The distinction between calibration points and validation points is essential. If all available data points are used to adjust the model, none remain to test its robustness elsewhere. Reserving one or two outlying boreholes as an independent test is a robust practice that requires discipline.

For a well-instrumented site, a pragmatic rule is to use approximately 75% of points for calibration and keep the remainder for validation. The deviation between prediction and measurement at validation points is a much better indicator of model quality than the deviation at calibration points, which can be artificially optimized.

Recognizing Internal Inconsistencies

Some inconsistencies appear directly in the results without requiring external comparison. Detecting them early prevents the publication of an invalid model.

  • Concentration exceeding the source. If a downgradient point shows a concentration higher than the source, there is a configuration error (underestimated source, undeclared inflow, unstable time step).
  • Leading edge moving faster than effective velocity. A plume cannot advance faster than v/R. If it does, either velocity is overestimated or the retardation factor R was not applied.
  • Dominant metabolite without a parent in any zone. A metabolite can only exist where its parent has been present. Complete isolation suggests an initialization error or a kinetic coupling failure.
  • Isotopic signature inconsistent with concentration. In a high-degradation zone, one expects both a drop in concentration and an enrichment in isotopic signature. If both move in the same direction (dropping concentration without enrichment), it suggests dilution rather than degradation.
  • Mass balance non-conservation. The engine displays the total mass balance. A significant drift is often the sign of a time step that is too large.

Sensitivity and Uncertainty

A result without an indication of uncertainty is potentially misleading. While the engine does not explicitly calculate global uncertainty, several qualitative indicators help frame its reliability.

Indicator Interpretation
Variability of known input parameters Wider literature ranges imply higher uncertainty
Sampling point density Well-instrumented zones yield more reliable predictions
Measurement reproduction deviation Poor reproduction = high uncertainty everywhere
Temporal projection horizon Uncertainty grows the further out we project
Multi-hypothesis comparison Variation amplitude between plausible scenarios
It is tempting to associate a single simulation with a precise figure and include it in a report as a reference value. This is almost always misleading. A range with low and high bounds, paired with the scenarios that produced them, provides a more honest communication of what the model can actually say.

Distinguishing What the Model Says vs. Does Not Say

A simulation model answers certain questions with reasonable reliability while remaining silent or hazardous on others. Categorizing questions correctly is one of the most valuable skills for a user of this tool.

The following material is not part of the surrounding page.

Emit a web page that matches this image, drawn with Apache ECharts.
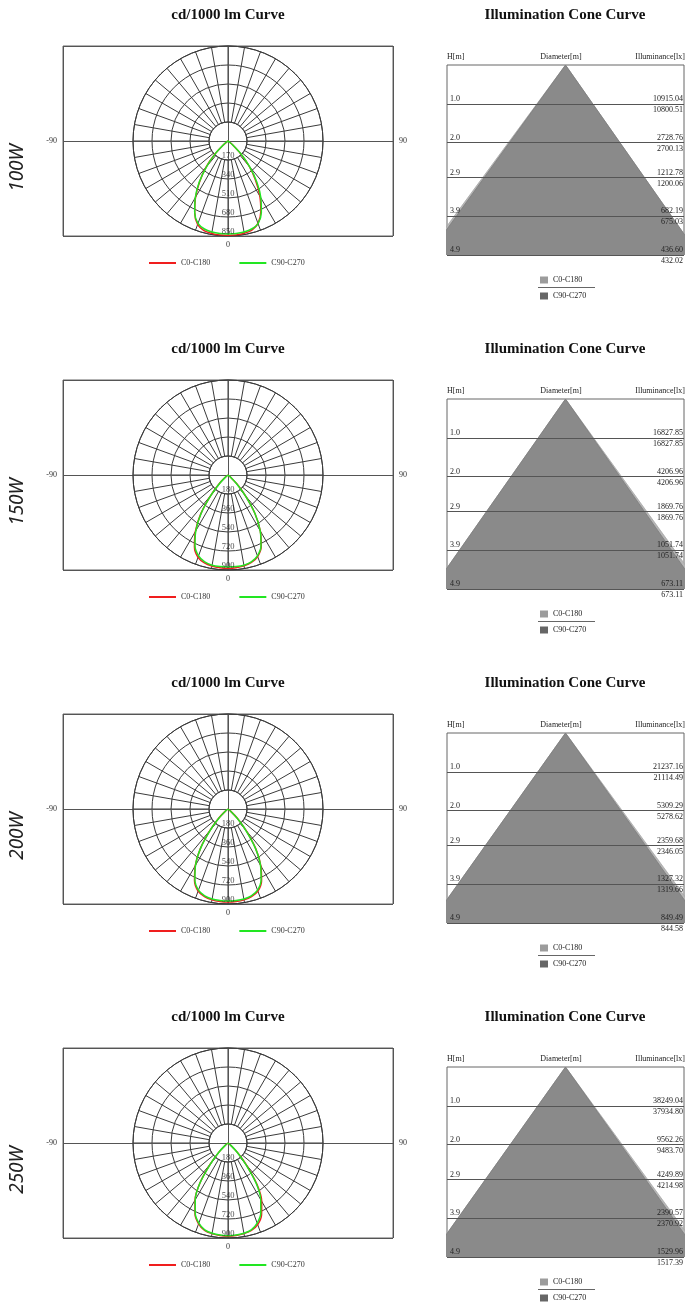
<!DOCTYPE html>
<html><head><meta charset="utf-8">
<script src="https://cdn.jsdelivr.net/npm/echarts@6/dist/echarts.min.js"></script>
<style>
html,body{margin:0;padding:0;background:#fff;}
#wrap{position:relative;width:686px;height:1303px;overflow:hidden;background:#fff;}
.c{position:absolute;}
</style></head><body><div id="wrap"></div>
<script>
// ---------- data ----------
const wattLabels = ['100W', '150W', '200W', '250W'];
const seriesNames = ['C0-C180', 'C90-C270'];
const gammaAngles = [-60,-55,-50,-45,-40,-35,-30,-25,-20,-15,-10,-5,0,5,10,15,20,25,30,35,40,45,50,55,60];

const ringTicks100W = [170, 340, 510, 680, 850];
const ringTicks150W = [180, 360, 540, 720, 900];
const ringTicks200W = [180, 360, 540, 720, 900];
const ringTicks250W = [180, 360, 540, 720, 900];

const c0Curve100W  = [0,10,58,165,305,440,580,705,795,830,840,845,846,845,838,825,785,695,570,430,295,158,55,8,0];
const c90Curve100W = [0,10,55,160,298,448,585,705,785,815,826,830,831,830,826,815,786,706,588,452,302,162,56,10,0];
const c0Curve150W  = [0,2,32,118,258,450,618,752,830,862,876,882,884,882,874,858,822,745,612,445,255,115,30,2,0];
const c90Curve150W = [0,2,30,110,250,445,610,740,815,852,868,871,872,871,868,852,815,740,610,445,250,110,30,2,0];
const c0Curve200W  = [0,3,35,125,265,455,620,750,828,860,874,880,882,880,874,860,828,752,622,458,268,125,35,3,0];
const c90Curve200W = [0,3,33,118,258,450,615,742,818,852,866,870,872,870,866,852,818,742,615,450,258,118,33,3,0];
const c0Curve250W  = [0,3,36,122,262,465,625,740,815,856,872,880,884,880,872,858,822,752,638,478,270,124,36,3,0];
const c90Curve250W = [0,3,35,120,260,465,620,735,808,852,868,876,878,876,868,852,808,735,620,465,260,120,35,3,0];

const coneHeights = [1.0, 2.0, 2.9, 3.9, 4.9];
const coneLux100W_C0  = [10915.04, 2728.76, 1212.78, 682.19, 436.60];
const coneLux100W_C90 = [10800.51, 2700.13, 1200.06, 675.03, 432.02];
const coneLux150W_C0  = [16827.85, 4206.96, 1869.76, 1051.74, 673.11];
const coneLux150W_C90 = [16827.85, 4206.96, 1869.76, 1051.74, 673.11];
const coneLux200W_C0  = [21237.16, 5309.29, 2359.68, 1327.32, 849.49];
const coneLux200W_C90 = [21114.49, 5278.62, 2346.05, 1319.66, 844.58];
const coneLux250W_C0  = [38249.04, 9562.26, 4249.89, 2390.57, 1529.96];
const coneLux250W_C90 = [37934.80, 9483.70, 4214.98, 2370.92, 1517.39];

// cone base edges (m, left/right of axis) at the lowest height
const coneEdges100W_C0  = [-3.60, 3.43];
const coneEdges100W_C90 = [-3.53, 3.43];
const coneEdges150W_C0  = [-3.43, 3.53];
const coneEdges150W_C90 = [-3.43, 3.43];
const coneEdges200W_C0  = [-3.48, 3.57];
const coneEdges200W_C90 = [-3.48, 3.48];
const coneEdges250W_C0  = [-3.48, 3.57];
const coneEdges250W_C90 = [-3.48, 3.48];

// ---------- assembly ----------
const ringTicks = [ringTicks100W, ringTicks150W, ringTicks200W, ringTicks250W];
const c0Curves = [c0Curve100W, c0Curve150W, c0Curve200W, c0Curve250W];
const c90Curves = [c90Curve100W, c90Curve150W, c90Curve200W, c90Curve250W];
const luxC0 = [coneLux100W_C0, coneLux150W_C0, coneLux200W_C0, coneLux250W_C0];
const luxC90 = [coneLux100W_C90, coneLux150W_C90, coneLux200W_C90, coneLux250W_C90];
const edgesC0 = [coneEdges100W_C0, coneEdges150W_C0, coneEdges200W_C0, coneEdges250W_C0];
const edgesC90 = [coneEdges100W_C90, coneEdges150W_C90, coneEdges200W_C90, coneEdges250W_C90];

const SERIF = '"Liberation Serif","Times New Roman",serif';
const RED = '#f01e1e', GREEN = '#22e622';
const GRID_LINE = '#3a3a3a';

function polarOption(i) {
  const ticks = ringTicks[i];
  const maxR = ticks[ticks.length - 1];
  const toPolar = arr => arr.map((v, k) => [v, gammaAngles[k]]);
  const center = [228, 141];
  return {
    animation: false,
    graphic: [
      { type: 'text', x: 228, y: 15, style: { text: 'cd/1000 lm Curve', font: 'bold 15px ' + SERIF, fill: '#111', align: 'center', verticalAlign: 'middle' } },
      { type: 'text', x: 18, y: 168, rotation: Math.PI / 2, style: { text: wattLabels[i], font: 'italic 19px "Noto Sans"', fill: '#222', align: 'center', verticalAlign: 'middle' } }
    ],
    legend: {
      data: [{ name: seriesNames[0], itemStyle: { color: RED } }, { name: seriesNames[1], itemStyle: { color: GREEN } }],
      icon: 'rect', itemWidth: 27, itemHeight: 2, itemGap: 29, left: 149, top: 259, padding: 0,
      textStyle: { fontSize: 8, fontFamily: SERIF, color: '#333' }
    },
    grid: { left: 63, top: 46, width: 330, height: 190, show: true, borderColor: '#666', borderWidth: 1 },
    xAxis: [{
      type: 'value', min: -1, max: 1, interval: 1,
      axisLine: { show: false }, axisTick: { show: false },
      splitLine: { show: true, lineStyle: { color: '#555', width: 1 } },
      axisLabel: { formatter: v => v === 0 ? '0' : '', fontSize: 8, fontFamily: SERIF, color: '#333', margin: 5 }
    }],
    yAxis: [{
      type: 'value', min: -1, max: 1, interval: 1,
      axisLine: { show: false }, axisTick: { show: false },
      splitLine: { show: true, lineStyle: { color: '#555', width: 1 } },
      axisLabel: { formatter: v => v === 0 ? '-90' : '', fontSize: 8, fontFamily: SERIF, color: '#333', margin: 6 }
    }, {
      type: 'value', position: 'right', min: -1, max: 1, interval: 1,
      axisLine: { show: false }, axisTick: { show: false }, splitLine: { show: false },
      axisLabel: { formatter: v => v === 0 ? '90' : '', fontSize: 8, fontFamily: SERIF, color: '#333', margin: 6 }
    }],
    polar: [{ center: center, radius: [0, 95] }, { center: center, radius: [19, 95] }],
    angleAxis: [
      { polarIndex: 0, type: 'value', min: -180, max: 180, startAngle: 90, clockwise: false, show: false },
      { polarIndex: 1, type: 'value', min: -180, max: 180, interval: 10, startAngle: 90, clockwise: false,
        axisLine: { show: true, lineStyle: { color: GRID_LINE, width: 1 } }, axisTick: { show: false }, axisLabel: { show: false },
        splitLine: { show: true, lineStyle: { color: GRID_LINE, width: 1 } } }
    ],
    radiusAxis: [
      { polarIndex: 0, type: 'value', min: 0, max: maxR, interval: ticks[0],
        axisLine: { show: false }, axisTick: { show: false }, axisLabel: { show: false },
        splitLine: { show: true, lineStyle: { color: GRID_LINE, width: 1 } } },
      { polarIndex: 1, type: 'value', min: 0, max: 1, show: false }
    ],
    series: [
      { type: 'line', name: seriesNames[0], coordinateSystem: 'polar', polarIndex: 0, data: toPolar(c0Curves[i]),
        symbol: 'none', smooth: 0.3, lineStyle: { color: RED, width: 1.5 }, itemStyle: { color: RED }, z: 10 },
      { type: 'line', name: seriesNames[1], coordinateSystem: 'polar', polarIndex: 0, data: toPolar(c90Curves[i]),
        symbol: 'none', smooth: 0.3, lineStyle: { color: GREEN, width: 1.5 }, itemStyle: { color: GREEN }, z: 11 },
      { type: 'scatter', coordinateSystem: 'polar', polarIndex: 0, silent: true, symbolSize: 1,
        itemStyle: { color: 'transparent' }, data: ticks.map(t => [t, 0]), z: 12,
        label: { show: true, position: 'inside', offset: [0, -4], formatter: p => String(p.value[0]),
          fontSize: 8.5, fontFamily: SERIF, color: '#222' } }
    ]
  };
}

function coneOption(i) {
  const hMax = coneHeights[coneHeights.length - 1];
  const cone = e => [[e[0], hMax], [0, 0], [e[1], hMax]];
  const ml = [];
  coneHeights.forEach((h, k) => {
    ml.push({ yAxis: h, label: { formatter: h.toFixed(1), position: 'insideStartTop', distance: [3, 1] } });
    ml.push({ yAxis: h, lineStyle: { color: 'rgba(0,0,0,0)' }, label: { formatter: luxC0[i][k].toFixed(2), position: 'insideEndTop', distance: [1, 1] } });
    ml.push({ yAxis: h, lineStyle: { color: 'rgba(0,0,0,0)' }, label: { formatter: luxC90[i][k].toFixed(2), position: 'insideEndBottom', distance: [1, 2] } });
  });
  return {
    animation: false,
    graphic: [
      { type: 'text', x: 135, y: 15, style: { text: 'Illumination Cone Curve', font: 'bold 15px ' + SERIF, fill: '#111', align: 'center', verticalAlign: 'middle' } },
      { type: 'text', x: 17, y: 57, style: { text: 'H[m]', font: '8px ' + SERIF, fill: '#222', align: 'left', verticalAlign: 'middle' } },
      { type: 'text', x: 131, y: 57, style: { text: 'Diameter[m]', font: '8px ' + SERIF, fill: '#222', align: 'center', verticalAlign: 'middle' } },
      { type: 'text', x: 255, y: 57, style: { text: 'Illuminance[lx]', font: '8px ' + SERIF, fill: '#222', align: 'right', verticalAlign: 'middle' } },
      { type: 'line', shape: { x1: 108, y1: 287.5, x2: 165, y2: 287.5 }, style: { stroke: '#666', lineWidth: 1 } }
    ],
    legend: {
      orient: 'vertical', left: 110, top: 276, padding: 0, itemWidth: 8, itemHeight: 7, itemGap: 8, icon: 'rect',
      data: [{ name: seriesNames[0], itemStyle: { color: '#9c9c9c' } }, { name: seriesNames[1], itemStyle: { color: '#666' } }],
      textStyle: { fontSize: 8, fontFamily: SERIF, color: '#222' }
    },
    grid: { left: 17, top: 65, width: 237, height: 190, show: true, borderColor: '#666', borderWidth: 1 },
    xAxis: { type: 'value', min: -3.05, max: 3.05, show: false },
    yAxis: { type: 'value', inverse: true, min: 0, max: hMax, show: false },
    series: [
      { type: 'line', name: seriesNames[0], data: cone(edgesC0[i]), symbol: 'none', clip: true,
        lineStyle: { color: '#a8a8a8', width: 0.8 }, itemStyle: { color: '#9c9c9c' },
        areaStyle: { color: '#b6b6b6', opacity: 1, origin: 'end' }, z: 2 },
      { type: 'line', name: seriesNames[1], data: cone(edgesC90[i]), symbol: 'none', clip: true,
        lineStyle: { color: '#7c7c7c', width: 0.8 }, itemStyle: { color: '#666' },
        areaStyle: { color: '#8a8a8a', opacity: 1, origin: 'end' }, z: 3 },
      { type: 'line', data: [[0, 0]], symbol: 'none', silent: true, z: 5,
        markLine: { silent: true, symbol: ['none', 'none'], animation: false,
          lineStyle: { color: '#555', width: 1, type: 'solid' },
          label: { fontSize: 8, fontFamily: SERIF, color: '#222' },
          emphasis: { disabled: true },
          data: ml } }
    ]
  };
}

const wrap = document.getElementById('wrap');
for (let i = 0; i < 4; i++) {
  const top = i * 334;
  const h = i === 3 ? 1303 - top : 334;
  const dl = document.createElement('div');
  dl.className = 'c'; dl.style.cssText = `left:0;top:${top}px;width:430px;height:${h}px;`;
  const dr = document.createElement('div');
  dr.className = 'c'; dr.style.cssText = `left:430px;top:${top}px;width:256px;height:${h}px;`;
  wrap.appendChild(dl); wrap.appendChild(dr);
  echarts.init(dl, null, { renderer: 'canvas' }).setOption(polarOption(i));
  echarts.init(dr, null, { renderer: 'canvas' }).setOption(coneOption(i));
}
</script></body></html>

Type of Question Typical Reliability
Order of magnitude of plume footprint High (if hydrogeological conditions are well-defined)
Dominant flow direction High (if piezometry is available)
Identification of active vs. passive zones Moderate (requires local geochemical data)
Projected concentrations at a specific point Moderate to Low (depending on time horizon)
Precise date of threshold exceedance Low (high sensitivity to parameters)
Point-source origin of existing contamination Low (if multiple plausible sources exist)

Producing a Synthetic Interpretation

Moving from a raw model to a distributable interpretation requires summarizing what was observed, what was learned, and what remains uncertain. A three-paragraph framework helps structure this synthesis.

  • What the model shows. Plume shape, active zones, concentration projections. Factual description without interpretation.
  • What it means. Reading results in operational terms (resource is threatened, natural attenuation is sufficient, remediation is necessary).
  • What remains open. Poorly constrained parameters, zones without data, hazardous projections beyond a certain horizon.
This three-step structure aligns perfectly with the **FAIH** philosophy (Factual, Analytical, Interpreted, Honest) used in the IsoFind Reports module. Drafting your interpretation in this framework during the simulation phase greatly simplifies the final report writing.